次に、手続上の整合性の問題があります。仮にこの例外措置を会計基準本体で設定するのであれば、再度の公開草案が必要となる可能性があります。その場合、単なる形式的な再公表にとどまらず、例外措置そのものの是非を改めて審議せざるを得なくなります。

さらに、会計基準と開示規則の連動性という課題も存在します。仮に会計基準または適用指針で例外措置を設けたとしても、開示規則において「財務諸表の承認の公表日」の注記義務を定めるだけでは、修正後発事象の例外措置まで実効的に条文化できるのか。制度の実効性は、会計基準と開示規則の一体的な整備によって初めて担保されます。

そして最も重大なのは、国際的整合性への懸念です。公開草案どおりに進んだ場合、開示規則に「財務諸表の承認の公表日」の注記義務が設けられても、修正後発事象については例外措置によって財務諸表の数値に反映されません。これはIFRS会計基準や米国会計基準とは明確に異なる取扱いであるため、海外投資家からの疑問や批判を招く可能性があります。日本市場の透明性に対する信頼が問われかねないのです。

セミナーの締めくくりで私は「最終化の審議を注視しながら、新基準への対応に備えよう」と呼びかけました。この言葉には、現状の公開草案がそのまま最終化されるとは限らないという前提が含まれています。

 

公開草案への疑義は、実務界にとどまらず、学界からも提起されています。

明治大学の弥永真生教授は、公開草案へのコメントで、「確認日」を「公表の承認日」と定義することについて、会社法の観点から不適切であると批判しています。会社法における「承認」の概念と、会計基準における「確認日」の定義との間には、法的整合性の問題が存在するというのが弥永教授の指摘です。

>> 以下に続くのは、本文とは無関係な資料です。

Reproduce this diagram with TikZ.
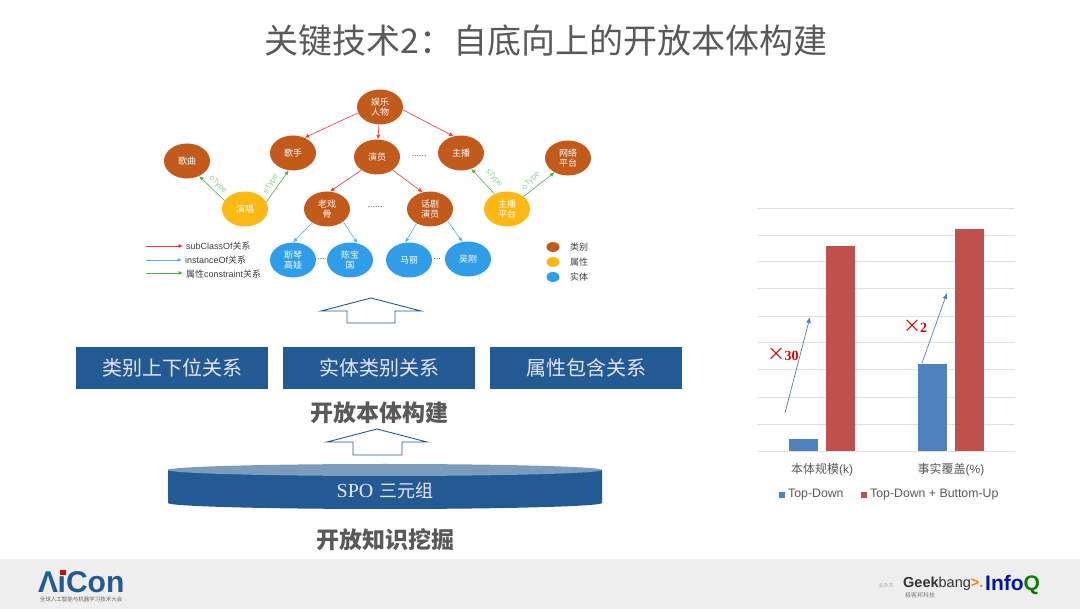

また、元ASBJ委員でもあった早稲田大学の秋葉賢一教授は、適用指針に特例的な取扱いを定めることはその本来の役割を超えていると明言しています。適用指針は本来、会計基準の適用方法を明確化するためのものであるため、会計処理の根本原則を変更するような例外措置を設けるべき場所ではないという主張です。

これらの批判は、単なる技術的な指摘にとどまりません。会計基準の体系的整合性、法制度との調和、そして基準設定主体としての説明責任という、より根源的な問題を提起しているのです。

 

ASBJは今後、寄せられた反対意見への対応を検討していきす。通常の手続であれば、公開草案に対するコメントを精査し、また、必要な修正を加えた上で最終基準を公表します。しかし、前述した実務家の直観、学界からの批判、そして定量データが示す実務上の懸念を総合すれば、「このまま進む」ことは考えにくいのです。

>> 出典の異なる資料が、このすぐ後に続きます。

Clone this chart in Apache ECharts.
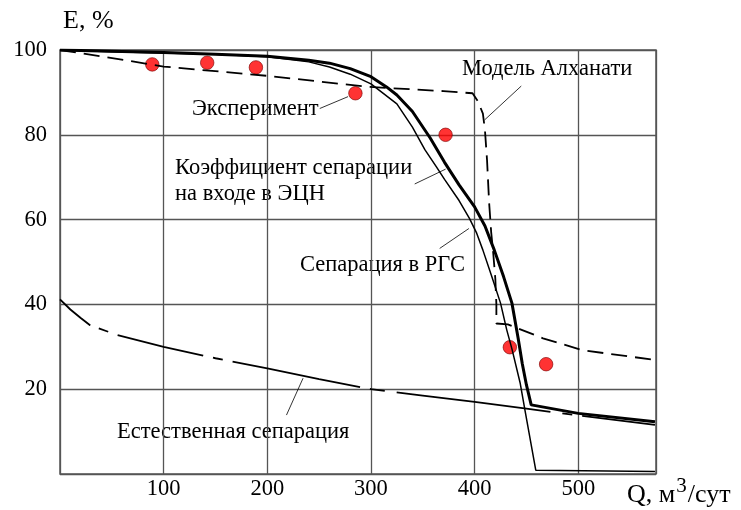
<!DOCTYPE html>
<html><head><meta charset="utf-8">
<script src="https://cdn.jsdelivr.net/npm/echarts@6/dist/echarts.min.js"></script>
<style>html,body{margin:0;padding:0;background:#fff}#c{width:741px;height:510px}</style>
</head><body><div id="c"></div>
<script>
const xTicks = [100, 200, 300, 400, 500];
const yTicks = [20, 40, 60, 80, 100];

// Коэффициент сепарации на входе в ЭЦН (thick)
const ecn = [[0,100],[50,99.7],[100,99.4],[150,99.0],[200,98.5],[240,97.6],[260,96.9],[280,95.6],[300,93.7],[315,91.3],[325,89.4],[340,85.5],[357,79.3],[371,73.5],[385,68.2],[400,63],[410,58.5],[419,52.8],[428,46.5],[436,40.3],[442,32],[446,26],[450,21],[454.6,16.3],[500,14.3],[574,12.3]];
// Сепарация в РГС (thin)
const rgs = [[0,100],[50,99.6],[100,99.3],[150,99.0],[200,98.4],[240,97.2],[260,96.0],[280,94.3],[300,92],[325,87.3],[340,81.8],[352,76.5],[363,72.5],[371,69.5],[385,64.5],[395,60.3],[402,56.8],[408,52.8],[416,47],[425,40.3],[431,34],[436,29.5],[444,21.4],[449,14.5],[459,0.9],[574,0.6]];
// Модель Алханати (dashed)
const alkh = [[0,100],[58,97.8],[100,96.1],[200,93.9],[298,91.3],[370,90.3],[398,89.8],[403,88],[408,85],[410,81],[412,74],[414,64],[416,57],[418,52],[420,46],[421,40],[421,35.5],[432,35.3],[466,32],[504,29.2],[574,26.9]];
// Естественная сепарация
const natural = [[0,41.2],[10,38.8],[20,36.8],[29,35.1],[55,32.8],[100,30.0],[150,27.3],[200,24.9],[250,22.4],[300,20.0],[350,18.5],[400,17.0],[450,15.4],[500,13.8],[574,11.6]];
// Эксперимент
const experiment = [[89,96.6],[142,97.0],[189,95.9],[285,89.8],[372,80.0],[434,29.9],[469,25.9]];
// Pointer lines (callouts)
const pointers = [[[445,91.5],[409.6,83.5]],[[250.6,86.2],[277.9,89]],[[342.2,68.4],[372,71.9]],[[366.3,53.2],[394.5,57.9]],[[218.5,13.9],[234.5,22.6]]];

const FONT = '"Liberation Serif", "DejaVu Serif", serif';
const FS = 22.5;
const chart = echarts.init(document.getElementById('c'));

const pointerData = [];
pointers.forEach((p, i) => { if (i) pointerData.push([null, null]); pointerData.push(p[0], p[1]); });

function txt(x, y, t, fs) {
  return { type: 'text', x: x, y: y, style: { text: t, fontFamily: FONT, fontSize: fs || FS, fill: '#000', verticalAlign: 'middle', align: 'left' } };
}

chart.setOption({
  animation: false,
  backgroundColor: '#fff',
  grid: { left: 60, top: 50, right: 85, bottom: 36, show: true, borderColor: '#555', borderWidth: 1.5, backgroundColor: 'transparent' },
  xAxis: {
    type: 'value', min: 0, max: 575, interval: 100,
    axisLine: { show: false }, axisTick: { show: false },
    splitLine: { show: true, lineStyle: { color: '#555', width: 1.3 } },
    axisLabel: { margin: 4, color: '#000', fontFamily: FONT, fontSize: FS, formatter: v => xTicks.includes(v) ? String(v) : '' }
  },
  yAxis: {
    type: 'value', min: 0, max: 100, interval: 20,
    axisLine: { show: false }, axisTick: { show: false },
    splitLine: { show: true, lineStyle: { color: '#555', width: 1.3 } },
    axisLabel: { margin: 13, color: '#000', fontFamily: FONT, fontSize: FS, formatter: v => yTicks.includes(v) ? String(v) : '' }
  },
  series: [
    { type: 'line', data: natural, showSymbol: false, silent: true, lineStyle: { color: '#000', width: 1.8, type: [40, 9, 10, 10, 88, 10, 10, 10, 130, 10, 15, 12, 155, 12, 10, 10, 220] } },
    { type: 'line', data: alkh, showSymbol: false, silent: true, lineStyle: { color: '#000', width: 1.8, type: [16, 8] } },
    { type: 'line', data: rgs, showSymbol: false, silent: true, lineStyle: { color: '#000', width: 1.5 } },
    { type: 'line', data: ecn, showSymbol: false, silent: true, lineStyle: { color: '#000', width: 3 } },
    { type: 'line', data: pointerData, showSymbol: false, silent: true, connectNulls: false, lineStyle: { color: '#000', width: 0.8 } },
    { type: 'scatter', data: experiment, symbol: 'circle', symbolSize: 13.5, silent: true, itemStyle: { color: '#ff0000', borderColor: '#7a0000', borderWidth: 0.8 } }
  ],
  graphic: [
    txt(63, 21, 'E, %', 26),
    { type: 'text', x: 627, y: 495, style: { text: '{a|Q, м}{s|3}{a|/сут}', verticalAlign: 'middle', align: 'left', rich: { a: { fontFamily: FONT, fontSize: 26, fill: '#000' }, s: { fontFamily: FONT, fontSize: 21, fill: '#000', padding: [0, 1, 17, 1] } } } },
    txt(462, 69, 'Модель Алханати'),
    txt(192, 109, 'Эксперимент'),
    txt(175, 168, 'Коэффициент сепарации'),
    txt(175, 194, 'на входе в ЭЦН'),
    txt(300, 265, 'Сепарация в РГС'),
    txt(117, 432, 'Естественная сепарация')
  ]
});
</script></body></html>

仮に公開草案がそのまま最終化されたとしても、それは問題の解決ではなく先送りに過ぎません。フェーズ2での再検討が実現されなければ、修正後発事象の例外措置という本質的な論点は宙に浮いたままです。それは、日本の会計基準に対する国内外の信頼を長期的に損ないかねません。

本件が問いかけているのは、後発事象という個別の会計論点にとどまりません。日本の会計基準設定プロセスにおいて、理論的整合性と実務的配慮をどのようにバランスさせるのか。国際的整合性と国内制度の特性をどう調和させるのか。そして何よりも、基準設定主体としての説明責任をいかに果たすのか。これらの根源的な問いに向き合う必要があるのです。

15年という歳月は決して無駄ではありません。その間に蓄積された議論、浮上した論点、そして明らかになった課題は、今後の基準設定において貴重な教訓となるはずである。重要なのは、この経験を次にどう活かすかです。公開草案の最終化という短期的なゴールにとどまらず、日本の会計基準設定プロセス全体の質的向上という長期的視座から、この問題を捉え直す時が来ています。

実務家、学界、そして投資家を含むすべてのステークホルダーは、この審議プロセスを注視し続けなければなりません。後発事象基準の行方は、日本の会計制度の信頼性そのものを映し出す鏡だからです。